Skip the pictures and quote all of the lines exactly.
+++++
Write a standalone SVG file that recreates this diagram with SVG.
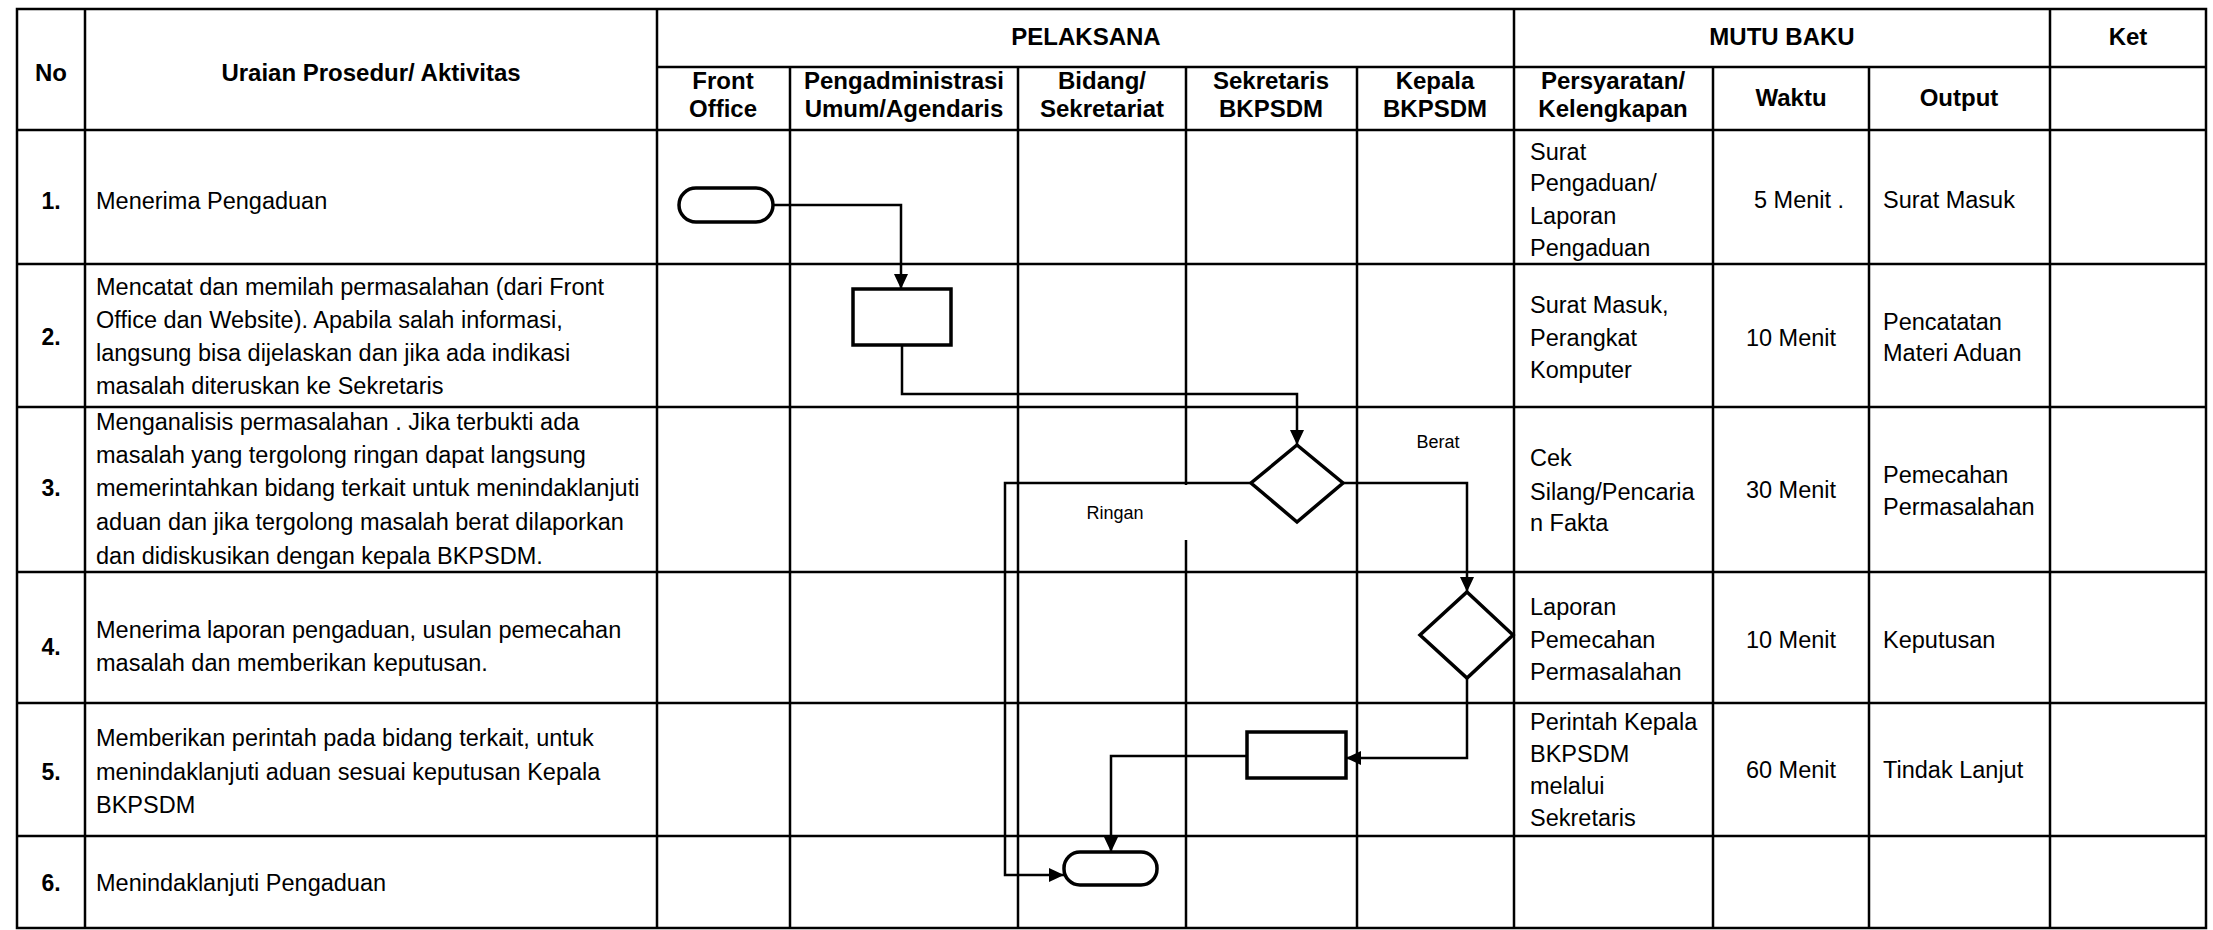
<svg xmlns="http://www.w3.org/2000/svg" width="2213" height="930" viewBox="0 0 2213 930">
<style>
.t{font-family:"Liberation Sans",Arial,sans-serif;font-size:23.5px;fill:#000}
.h{font-family:"Liberation Sans",Arial,sans-serif;font-size:24px;font-weight:bold;fill:#000}
.n{font-family:"Liberation Sans",Arial,sans-serif;font-size:23px;font-weight:bold;fill:#000;text-anchor:middle}
.l{font-family:"Liberation Sans",Arial,sans-serif;font-size:18px;fill:#000;text-anchor:middle}
.c{text-anchor:middle}
.g{stroke:#000;stroke-width:2.5;fill:none}
.s{stroke:#000;stroke-width:3.5;fill:#fff}
.k{stroke:#000;stroke-width:2.5;fill:none}
</style>
<defs>
<marker id="a" markerWidth="15" markerHeight="14" refX="15" refY="7" orient="auto" markerUnits="userSpaceOnUse"><path d="M0,0 L15,7 L0,14 z" fill="#000"/></marker>
</defs>
<rect width="2213" height="930" fill="#fff"/>
<g id="grid" class="g">
<rect x="17" y="9" width="2189" height="919"/>
<path d="M85,9V928M657,9V928M790,67V928M1018,67V928M1186,67V485M1186,540V928M1357,67V928M1514,9V928M1713,67V928M1869,67V928M2050,9V928"/>
<path d="M657,67H2206M17,130H2206M17,264H2206M17,407H2206M17,572H2206M17,703H2206M17,836H2206"/>
</g>
<g id="header">
<text class="h c" x="51" y="81">No</text>
<text class="h c" x="371" y="81">Uraian Prosedur/ Aktivitas</text>
<text class="h c" x="1086" y="45">PELAKSANA</text>
<text class="h c" x="1782" y="45">MUTU BAKU</text>
<text class="h c" x="2128" y="45">Ket</text>
<text class="h c" x="723" y="89">Front</text><text class="h c" x="723" y="117">Office</text>
<text class="h c" x="904" y="89">Pengadministrasi</text><text class="h c" x="904" y="117">Umum/Agendaris</text>
<text class="h c" x="1102" y="89">Bidang/</text><text class="h c" x="1102" y="117">Sekretariat</text>
<text class="h c" x="1271" y="89">Sekretaris</text><text class="h c" x="1271" y="117">BKPSDM</text>
<text class="h c" x="1435" y="89">Kepala</text><text class="h c" x="1435" y="117">BKPSDM</text>
<text class="h c" x="1613" y="89">Persyaratan/</text><text class="h c" x="1613" y="117">Kelengkapan</text>
<text class="h c" x="1791" y="106">Waktu</text>
<text class="h c" x="1959" y="106">Output</text>
</g>
<g id="rows">
<text class="n" x="51" y="209">1.</text>
<text class="t" x="96" y="209">Menerima Pengaduan</text>
<text class="n" x="51" y="345">2.</text>
<text class="t" x="96" y="295">Mencatat dan memilah permasalahan (dari Front</text>
<text class="t" x="96" y="328">Office dan Website). Apabila salah informasi,</text>
<text class="t" x="96" y="361">langsung bisa dijelaskan dan jika ada indikasi</text>
<text class="t" x="96" y="394">masalah diteruskan ke Sekretaris</text>
<text class="n" x="51" y="496">3.</text>
<text class="t" x="96" y="430">Menganalisis permasalahan . Jika terbukti ada</text>
<text class="t" x="96" y="463">masalah yang tergolong ringan dapat langsung</text>
<text class="t" x="96" y="496">memerintahkan bidang terkait untuk menindaklanjuti</text>
<text class="t" x="96" y="530">aduan dan jika tergolong masalah berat dilaporkan</text>
<text class="t" x="96" y="564">dan didiskusikan dengan kepala BKPSDM.</text>
<text class="n" x="51" y="655">4.</text>
<text class="t" x="96" y="638">Menerima laporan pengaduan, usulan pemecahan</text>
<text class="t" x="96" y="671">masalah dan memberikan keputusan.</text>
<text class="n" x="51" y="780">5.</text>
<text class="t" x="96" y="746">Memberikan perintah pada bidang terkait, untuk</text>
<text class="t" x="96" y="780">menindaklanjuti aduan sesuai keputusan Kepala</text>
<text class="t" x="96" y="813">BKPSDM</text>
<text class="n" x="51" y="891">6.</text>
<text class="t" x="96" y="891">Menindaklanjuti Pengaduan</text>
</g>
<g id="mutu">
<text class="t" x="1530" y="160">Surat</text>
<text class="t" x="1530" y="191">Pengaduan/</text>
<text class="t" x="1530" y="224">Laporan</text>
<text class="t" x="1530" y="256">Pengaduan</text>
<text class="t" x="1754" y="208">5 Menit .</text>
<text class="t" x="1883" y="208">Surat Masuk</text>
<text class="t" x="1530" y="313">Surat Masuk,</text>
<text class="t" x="1530" y="346">Perangkat</text>
<text class="t" x="1530" y="378">Komputer</text>
<text class="t c" x="1791" y="346">10 Menit</text>
<text class="t" x="1883" y="330">Pencatatan</text>
<text class="t" x="1883" y="361">Materi Aduan</text>
<text class="t" x="1530" y="466">Cek</text>
<text class="t" x="1530" y="500">Silang/Pencaria</text>
<text class="t" x="1530" y="531">n Fakta</text>
<text class="t c" x="1791" y="498">30 Menit</text>
<text class="t" x="1883" y="483">Pemecahan</text>
<text class="t" x="1883" y="515">Permasalahan</text>
<text class="t" x="1530" y="615">Laporan</text>
<text class="t" x="1530" y="648">Pemecahan</text>
<text class="t" x="1530" y="680">Permasalahan</text>
<text class="t c" x="1791" y="648">10 Menit</text>
<text class="t" x="1883" y="648">Keputusan</text>
<text class="t" x="1530" y="730">Perintah Kepala</text>
<text class="t" x="1530" y="762">BKPSDM</text>
<text class="t" x="1530" y="794">melalui</text>
<text class="t" x="1530" y="826">Sekretaris</text>
<text class="t c" x="1791" y="778">60 Menit</text>
<text class="t" x="1883" y="778">Tindak Lanjut</text>
</g>
<g id="connectors" class="k">
<path d="M773,205H901V289" marker-end="url(#a)"/>
<path d="M902,345V394H1297V445" marker-end="url(#a)"/>
<path d="M1343,483H1467V592" marker-end="url(#a)"/>
<path d="M1467,678V758H1346" marker-end="url(#a)"/>
<path d="M1247,756H1111V852" marker-end="url(#a)"/>
<path d="M1251,483H1005V875H1064" marker-end="url(#a)"/>
<text class="l" x="1438" y="448" stroke="none">Berat</text>
<text class="l" x="1115" y="519" stroke="none">Ringan</text>
</g>
<g id="start"><rect class="s" x="679" y="188" width="94" height="34" rx="17"/></g>
<g id="p1"><rect class="s" x="853" y="289" width="98" height="56"/></g>
<g id="d1"><polygon class="s" points="1297,445 1343,483 1297,522 1251,483"/></g>
<g id="d2"><polygon class="s" points="1467,592 1513,635 1467,678 1420,635"/></g>
<g id="p2"><rect class="s" x="1247" y="732" width="99" height="46"/></g>
<g id="end"><rect class="s" x="1064" y="852" width="93" height="33" rx="16"/></g>
</svg>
+++++
* OUTPUT OF THE EXERCISE *
Write a standalone SVG file that recreates this diagram with SVG.
<svg xmlns="http://www.w3.org/2000/svg" width="2213" height="930" viewBox="0 0 2213 930">
<style>
.t{font-family:"Liberation Sans",Arial,sans-serif;font-size:23.5px;fill:#000}
.h{font-family:"Liberation Sans",Arial,sans-serif;font-size:24px;font-weight:bold;fill:#000}
.n{font-family:"Liberation Sans",Arial,sans-serif;font-size:23px;font-weight:bold;fill:#000;text-anchor:middle}
.l{font-family:"Liberation Sans",Arial,sans-serif;font-size:18px;fill:#000;text-anchor:middle}
.c{text-anchor:middle}
.g{stroke:#000;stroke-width:2.5;fill:none}
.s{stroke:#000;stroke-width:3.5;fill:#fff}
.k{stroke:#000;stroke-width:2.5;fill:none}
</style>
<defs>
<marker id="a" markerWidth="15" markerHeight="14" refX="15" refY="7" orient="auto" markerUnits="userSpaceOnUse"><path d="M0,0 L15,7 L0,14 z" fill="#000"/></marker>
</defs>
<rect width="2213" height="930" fill="#fff"/>
<g id="grid" class="g">
<rect x="17" y="9" width="2189" height="919"/>
<path d="M85,9V928M657,9V928M790,67V928M1018,67V928M1186,67V485M1186,540V928M1357,67V928M1514,9V928M1713,67V928M1869,67V928M2050,9V928"/>
<path d="M657,67H2206M17,130H2206M17,264H2206M17,407H2206M17,572H2206M17,703H2206M17,836H2206"/>
</g>
<g id="header">
<text class="h c" x="51" y="81">No</text>
<text class="h c" x="371" y="81">Uraian Prosedur/ Aktivitas</text>
<text class="h c" x="1086" y="45">PELAKSANA</text>
<text class="h c" x="1782" y="45">MUTU BAKU</text>
<text class="h c" x="2128" y="45">Ket</text>
<text class="h c" x="723" y="89">Front</text><text class="h c" x="723" y="117">Office</text>
<text class="h c" x="904" y="89">Pengadministrasi</text><text class="h c" x="904" y="117">Umum/Agendaris</text>
<text class="h c" x="1102" y="89">Bidang/</text><text class="h c" x="1102" y="117">Sekretariat</text>
<text class="h c" x="1271" y="89">Sekretaris</text><text class="h c" x="1271" y="117">BKPSDM</text>
<text class="h c" x="1435" y="89">Kepala</text><text class="h c" x="1435" y="117">BKPSDM</text>
<text class="h c" x="1613" y="89">Persyaratan/</text><text class="h c" x="1613" y="117">Kelengkapan</text>
<text class="h c" x="1791" y="106">Waktu</text>
<text class="h c" x="1959" y="106">Output</text>
</g>
<g id="rows">
<text class="n" x="51" y="209">1.</text>
<text class="t" x="96" y="209">Menerima Pengaduan</text>
<text class="n" x="51" y="345">2.</text>
<text class="t" x="96" y="295">Mencatat dan memilah permasalahan (dari Front</text>
<text class="t" x="96" y="328">Office dan Website). Apabila salah informasi,</text>
<text class="t" x="96" y="361">langsung bisa dijelaskan dan jika ada indikasi</text>
<text class="t" x="96" y="394">masalah diteruskan ke Sekretaris</text>
<text class="n" x="51" y="496">3.</text>
<text class="t" x="96" y="430">Menganalisis permasalahan . Jika terbukti ada</text>
<text class="t" x="96" y="463">masalah yang tergolong ringan dapat langsung</text>
<text class="t" x="96" y="496">memerintahkan bidang terkait untuk menindaklanjuti</text>
<text class="t" x="96" y="530">aduan dan jika tergolong masalah berat dilaporkan</text>
<text class="t" x="96" y="564">dan didiskusikan dengan kepala BKPSDM.</text>
<text class="n" x="51" y="655">4.</text>
<text class="t" x="96" y="638">Menerima laporan pengaduan, usulan pemecahan</text>
<text class="t" x="96" y="671">masalah dan memberikan keputusan.</text>
<text class="n" x="51" y="780">5.</text>
<text class="t" x="96" y="746">Memberikan perintah pada bidang terkait, untuk</text>
<text class="t" x="96" y="780">menindaklanjuti aduan sesuai keputusan Kepala</text>
<text class="t" x="96" y="813">BKPSDM</text>
<text class="n" x="51" y="891">6.</text>
<text class="t" x="96" y="891">Menindaklanjuti Pengaduan</text>
</g>
<g id="mutu">
<text class="t" x="1530" y="160">Surat</text>
<text class="t" x="1530" y="191">Pengaduan/</text>
<text class="t" x="1530" y="224">Laporan</text>
<text class="t" x="1530" y="256">Pengaduan</text>
<text class="t" x="1754" y="208">5 Menit .</text>
<text class="t" x="1883" y="208">Surat Masuk</text>
<text class="t" x="1530" y="313">Surat Masuk,</text>
<text class="t" x="1530" y="346">Perangkat</text>
<text class="t" x="1530" y="378">Komputer</text>
<text class="t c" x="1791" y="346">10 Menit</text>
<text class="t" x="1883" y="330">Pencatatan</text>
<text class="t" x="1883" y="361">Materi Aduan</text>
<text class="t" x="1530" y="466">Cek</text>
<text class="t" x="1530" y="500">Silang/Pencaria</text>
<text class="t" x="1530" y="531">n Fakta</text>
<text class="t c" x="1791" y="498">30 Menit</text>
<text class="t" x="1883" y="483">Pemecahan</text>
<text class="t" x="1883" y="515">Permasalahan</text>
<text class="t" x="1530" y="615">Laporan</text>
<text class="t" x="1530" y="648">Pemecahan</text>
<text class="t" x="1530" y="680">Permasalahan</text>
<text class="t c" x="1791" y="648">10 Menit</text>
<text class="t" x="1883" y="648">Keputusan</text>
<text class="t" x="1530" y="730">Perintah Kepala</text>
<text class="t" x="1530" y="762">BKPSDM</text>
<text class="t" x="1530" y="794">melalui</text>
<text class="t" x="1530" y="826">Sekretaris</text>
<text class="t c" x="1791" y="778">60 Menit</text>
<text class="t" x="1883" y="778">Tindak Lanjut</text>
</g>
<g id="connectors" class="k">
<path d="M773,205H901V289" marker-end="url(#a)"/>
<path d="M902,345V394H1297V445" marker-end="url(#a)"/>
<path d="M1343,483H1467V592" marker-end="url(#a)"/>
<path d="M1467,678V758H1346" marker-end="url(#a)"/>
<path d="M1247,756H1111V852" marker-end="url(#a)"/>
<path d="M1251,483H1005V875H1064" marker-end="url(#a)"/>
<text class="l" x="1438" y="448" stroke="none">Berat</text>
<text class="l" x="1115" y="519" stroke="none">Ringan</text>
</g>
<g id="start"><rect class="s" x="679" y="188" width="94" height="34" rx="17"/></g>
<g id="p1"><rect class="s" x="853" y="289" width="98" height="56"/></g>
<g id="d1"><polygon class="s" points="1297,445 1343,483 1297,522 1251,483"/></g>
<g id="d2"><polygon class="s" points="1467,592 1513,635 1467,678 1420,635"/></g>
<g id="p2"><rect class="s" x="1247" y="732" width="99" height="46"/></g>
<g id="end"><rect class="s" x="1064" y="852" width="93" height="33" rx="16"/></g>
</svg>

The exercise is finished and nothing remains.